Artists in general, and sculptors in particular, aren’t renowned for pocket-sized egos, but Bill could take self-deprecation to alarming depths. (Shy and retiring as he was, he could preside over an academy—one that perhaps in parliamentary tradition we could refer to as “the other place.”) Bill’s modesty helps us love the man, but for those of us aware of his importance to sculpture it is disturbing to think that anyone would take too literally his self-effacing remarks.
Take, for example, his comment about his own early woodcarvings, that they were “watered-down Nadelman.” It is certainly true that seeing the 1948 Elie Nadelman retrospective at the Museum of Modern Art was a formative experience. But as Sanford Schwartz has persuasively argued, King’s figurative sculpture surpassed the earlier artist in terms of fusing generalized form and psychological depth: “they are relations of Nadelman’s people but with innards.”

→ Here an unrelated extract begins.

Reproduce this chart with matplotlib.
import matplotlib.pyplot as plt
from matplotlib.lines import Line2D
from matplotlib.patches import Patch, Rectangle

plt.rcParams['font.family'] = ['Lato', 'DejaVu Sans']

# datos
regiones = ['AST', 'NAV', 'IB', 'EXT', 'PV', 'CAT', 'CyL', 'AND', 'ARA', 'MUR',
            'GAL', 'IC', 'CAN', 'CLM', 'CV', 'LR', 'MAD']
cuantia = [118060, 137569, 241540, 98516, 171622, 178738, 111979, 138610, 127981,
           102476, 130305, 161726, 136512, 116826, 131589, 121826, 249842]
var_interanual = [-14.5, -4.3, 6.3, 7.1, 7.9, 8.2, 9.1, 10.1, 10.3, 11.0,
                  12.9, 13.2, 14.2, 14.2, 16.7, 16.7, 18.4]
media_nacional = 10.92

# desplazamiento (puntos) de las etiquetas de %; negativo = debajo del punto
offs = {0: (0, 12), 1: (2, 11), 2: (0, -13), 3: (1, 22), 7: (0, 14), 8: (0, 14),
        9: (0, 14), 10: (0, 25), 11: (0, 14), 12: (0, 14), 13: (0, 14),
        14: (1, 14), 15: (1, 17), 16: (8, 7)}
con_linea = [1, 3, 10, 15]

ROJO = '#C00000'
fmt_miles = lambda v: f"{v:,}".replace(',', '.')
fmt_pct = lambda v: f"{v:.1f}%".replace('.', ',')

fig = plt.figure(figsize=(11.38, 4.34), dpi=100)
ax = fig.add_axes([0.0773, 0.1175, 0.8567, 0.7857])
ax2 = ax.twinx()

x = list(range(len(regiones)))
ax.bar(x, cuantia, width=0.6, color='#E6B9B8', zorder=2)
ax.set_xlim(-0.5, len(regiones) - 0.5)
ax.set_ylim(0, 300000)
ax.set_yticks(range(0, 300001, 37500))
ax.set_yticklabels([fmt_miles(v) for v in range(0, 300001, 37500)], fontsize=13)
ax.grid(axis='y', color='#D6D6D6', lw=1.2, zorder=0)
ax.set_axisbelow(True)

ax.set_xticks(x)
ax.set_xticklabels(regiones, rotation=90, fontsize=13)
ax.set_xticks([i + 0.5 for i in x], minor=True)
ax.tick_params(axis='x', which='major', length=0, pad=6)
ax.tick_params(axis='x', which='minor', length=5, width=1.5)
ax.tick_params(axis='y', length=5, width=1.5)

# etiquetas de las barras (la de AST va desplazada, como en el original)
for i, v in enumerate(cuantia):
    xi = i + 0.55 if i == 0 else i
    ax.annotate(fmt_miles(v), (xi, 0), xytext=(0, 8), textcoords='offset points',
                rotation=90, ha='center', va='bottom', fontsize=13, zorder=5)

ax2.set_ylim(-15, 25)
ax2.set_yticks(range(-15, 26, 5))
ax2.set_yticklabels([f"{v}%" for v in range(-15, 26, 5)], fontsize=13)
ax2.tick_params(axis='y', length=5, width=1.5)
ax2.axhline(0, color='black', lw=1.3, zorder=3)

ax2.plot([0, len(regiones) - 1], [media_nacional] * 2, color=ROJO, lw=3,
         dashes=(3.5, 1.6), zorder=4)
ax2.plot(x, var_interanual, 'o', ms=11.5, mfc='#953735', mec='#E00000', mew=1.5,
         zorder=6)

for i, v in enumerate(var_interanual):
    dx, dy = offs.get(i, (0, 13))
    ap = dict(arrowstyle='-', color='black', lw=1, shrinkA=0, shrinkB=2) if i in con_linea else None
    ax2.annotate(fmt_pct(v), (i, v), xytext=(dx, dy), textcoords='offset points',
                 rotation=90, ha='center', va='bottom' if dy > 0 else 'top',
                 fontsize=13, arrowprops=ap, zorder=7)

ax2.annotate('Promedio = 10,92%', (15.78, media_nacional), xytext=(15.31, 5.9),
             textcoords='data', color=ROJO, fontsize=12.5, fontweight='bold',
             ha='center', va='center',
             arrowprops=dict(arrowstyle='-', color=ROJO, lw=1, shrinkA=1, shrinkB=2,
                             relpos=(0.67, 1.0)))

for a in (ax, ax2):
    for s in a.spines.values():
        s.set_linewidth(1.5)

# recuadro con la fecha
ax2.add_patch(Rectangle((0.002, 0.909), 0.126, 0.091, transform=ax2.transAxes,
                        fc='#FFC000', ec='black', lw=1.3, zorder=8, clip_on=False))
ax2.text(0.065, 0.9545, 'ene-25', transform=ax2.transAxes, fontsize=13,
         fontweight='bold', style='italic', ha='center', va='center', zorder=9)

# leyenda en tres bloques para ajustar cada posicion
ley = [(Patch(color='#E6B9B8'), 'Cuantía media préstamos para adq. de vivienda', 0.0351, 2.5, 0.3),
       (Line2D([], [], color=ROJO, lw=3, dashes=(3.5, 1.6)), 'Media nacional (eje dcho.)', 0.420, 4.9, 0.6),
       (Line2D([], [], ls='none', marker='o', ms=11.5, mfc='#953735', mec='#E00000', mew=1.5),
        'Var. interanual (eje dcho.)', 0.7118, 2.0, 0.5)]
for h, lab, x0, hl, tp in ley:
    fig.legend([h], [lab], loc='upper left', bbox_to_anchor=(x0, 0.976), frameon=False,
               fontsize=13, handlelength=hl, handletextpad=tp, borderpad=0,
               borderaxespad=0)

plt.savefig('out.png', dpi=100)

It is remarkable how so soon after graduating Cooper Union in 1948 and taking up his Fulbright in Rome the following year, Bill forged a fluent, fully formed personal language in sculpture. But what’s equally astonishing, in my view, is the way traits that are evident in the early carvings in wood, or his glazed terracottas—their warmth and whimsy—carry across to later work in metal, constructed at a monumental scale with sometimes drastic-seeming simplifications. His public sculpture recalls the way cinema or TV can retain and extend the expressive intimacies of the stage.
The key to Bill’s aesthetic, I think, is the way he combines elasticity and resistance. He has such a pitch-perfect control of materials that he can get them to convey whatever he wants. His line is extraordinary: simple, unaffected, yet with the tiniest inflection able to get across subtleties of gesture, individuality, posture, inner feeling. And one of the things he managed to get across, whether he was conscious of this or not, is a kind of energizing awkwardness. Yes, he could get materials to do what he wanted but he was also humble in relation to them, as interested in exploiting their resistance as overcoming it.
His sense of humor—sometimes tender, sometimes a little more cutting, even Rabelasian at times—can trick people into missing formal and technical innovations in his work. But no one, I think, will fail to savor the mix of form and content in what to me are some of the most memorable works of his oeuvre, the steel plate figures of the 1960s. My favorite, titled—as the whole series could have been—Magic, consists simply of two gorgeous, perfectly cut flat steel elements, one describing a woman’s leg, the other her torso and outstretched arm. Placed at 90 degrees to one another, they interlock to form a buttock at the apex of a triangle holding the figure in place.
This voluptuous construction had much in it to recall Matisse. As a feat of engineering it was worthy of the company of Calder, whose successor in many respects King was as a modernist with one foot in American folk art. It holds its own to contemporaneous works in steel by followers of David Smith. But equally interesting, I think, is how Bill King anticipates in different ways, many younger artists: the consonance of narrative and formal method recalls Martin Puryear; the humanized machine aesthetic, Jonathan Borofsky; the exploration of silhouette, Kara Walker; the meeting of political probity and sheer fun, Tom Otterness.
In a key respect King is an exemplar of a way in which public sculpture can combine warmth, social satire, and accessibility without compromising the sculptural values from which the individual artist’s language has grown. This ought not to be a controversial statement, but for one reason or another, warmth, humor, and accessibility are not words that automatically belong in an encomium to a modern sculptor. For daring to be fun and actually to be serious about being fun, William King made public sculpture worthy of the name.
Read at the Academy Dinner Meeting on April 5, 2016.